His most dramatic testimony was of a case against one of the Big Four banks, which owed $100 million. But instead of prosecuting, the ATO cut a deal for a $30 million settlement. Subsequently, one of his bosses who had been involved in the case went to work for PwC, which had been advising the bank on the matter.
This apparent “regulatory capture” is nothing new in government agencies around the world but such evidence usually only comes to light under parliamentary privilege where people feel secure enough to talk freely.
Along with the mass media coverage of recent days, Friday’s proceedings are further proof that the Senate inquiry has been an outstanding success. It will probably save Australia’s tax base hundreds of millions of dollars merely by sending the message that more people are now watching for tax chicanery. Hence it should constrain behaviour.

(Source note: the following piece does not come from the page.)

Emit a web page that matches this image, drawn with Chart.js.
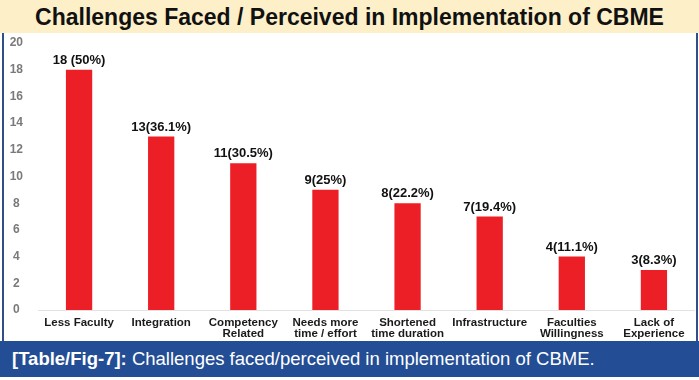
<!DOCTYPE html>
<html>
<head>
<meta charset="utf-8">
<script src="https://cdn.jsdelivr.net/npm/chart.js@4"></script>
<style>
  html, body { margin: 0; padding: 0; background: #fff; }
  #wrap { position: relative; width: 699px; height: 380px; overflow: hidden; background: #fff; font-family: "Liberation Sans", Arial, sans-serif; }
  #title { position: absolute; left: 0; top: 0; width: 699px; height: 33px; background: #fdf0c9; text-align: center; font-weight: bold; font-size: 23px; line-height: 34px; color: #111; }
  #frame { position: absolute; left: 2px; top: 33px; width: 692px; height: 308px; border-left: 2px solid #2f4f86; border-right: 2px solid #2f4f86; }
  #chartBox { position: absolute; left: 4px; top: 33px; width: 691px; height: 308px; }
  #caption { position: absolute; left: 0; top: 341px; width: 699px; height: 36px; background: #234d94; color: #fff; font-size: 18.5px; line-height: 35px; padding-left: 12px; box-sizing: border-box; white-space: nowrap; }
  #caption b { font-weight: bold; }
</style>
</head>
<body>
<div id="wrap">
  <div id="title">Challenges Faced / Perceived in Implementation of CBME</div>
  <div id="frame"></div>
  <div id="chartBox"><canvas id="c" width="691" height="308"></canvas></div>
  <div id="caption"><b>[Table/Fig-7]:</b> Challenges faced/perceived in implementation of CBME.</div>
</div>
<script>
const categories = [
  ["Less Faculty"],
  ["Integration"],
  ["Competency", "Related"],
  ["Needs more", "time / effort"],
  ["Shortened", "time duration"],
  ["Infrastructure"],
  ["Faculties", "Willingness"],
  ["Lack of", "Experience"]
];
const counts = [18, 13, 11, 9, 8, 7, 4, 3];
const valueLabels = ["18 (50%)", "13(36.1%)", "11(30.5%)", "9(25%)", "8(22.2%)", "7(19.4%)", "4(11.1%)", "3(8.3%)"];
const yTicks = [0, 2, 4, 6, 8, 10, 12, 14, 16, 18, 20];

const barLabelPlugin = {
  id: 'barLabels',
  afterDatasetsDraw(chart) {
    const ctx = chart.ctx;
    const meta = chart.getDatasetMeta(0);
    ctx.save();
    ctx.font = 'bold 13px "Liberation Sans", Arial, sans-serif';
    ctx.fillStyle = '#111';
    ctx.textAlign = 'center';
    ctx.textBaseline = 'bottom';
    meta.data.forEach((bar, i) => {
      ctx.fillText(valueLabels[i], bar.x, bar.y - 3);
    });
    ctx.restore();
  }
};

new Chart(document.getElementById('c'), {
  type: 'bar',
  data: {
    labels: categories,
    datasets: [{
      data: counts,
      backgroundColor: '#ec1f26',
      borderWidth: 0,
      categoryPercentage: 1,
      barPercentage: 0.32
    }]
  },
  options: {
    responsive: false,
    animation: false,
    layout: { padding: 0 },
    plugins: { legend: { display: false }, tooltip: { enabled: false }, title: { display: false } },
    scales: {
      x: {
        grid: { display: false, drawTicks: false },
        border: { display: true, color: '#e2e2e2', width: 1 },
        ticks: {
          color: '#1a1a1a',
          font: { family: '"Liberation Sans", Arial, sans-serif', size: 11.5, weight: 'bold', lineHeight: 0.95 },
          padding: 7,
          maxRotation: 0,
          autoSkip: false
        },
        afterFit(scale) { scale.height = 31; }
      },
      y: {
        min: yTicks[0],
        max: yTicks[yTicks.length - 1],
        grid: { display: false, drawTicks: false },
        border: { display: false },
        ticks: {
          stepSize: yTicks[1] - yTicks[0],
          color: '#7a7a7a',
          crossAlign: 'center',
          padding: 15,
          font: { family: '"Liberation Sans", Arial, sans-serif', size: 12, weight: 'bold' }
        },
        afterFit(scale) { scale.width = 34; scale.paddingTop = 10; scale.paddingBottom = 0; }
      }
    }
  },
  plugins: [barLabelPlugin]
});
</script>
</body>
</html>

PwC, in its testimony – which trod delicately around the LuxLeaks scandal – even let slip the word “leakage”. Tax practitioners refer to tax as leakage, a word which conveys the notion that it is a bad thing to pay tax, it is a leak. And the plumbers are the tax lawyers and the Big Four audit firms.
It is their job to represent the client and make sure no leakage occurs, or only enough leakage to prevent damage to the reputation of their clients and themselves and not be dragged before the courts.
Representatives for Glencore, Australia’s third biggest miner and biggest coal miner, was asked about the $3.4 billion loan it took from its Swiss parent company at an interest rate of 9 per cent during the biggest coal boom in history. It took the question on notice.
“I want to be clear, Glencore does not profit shift,” said one representative.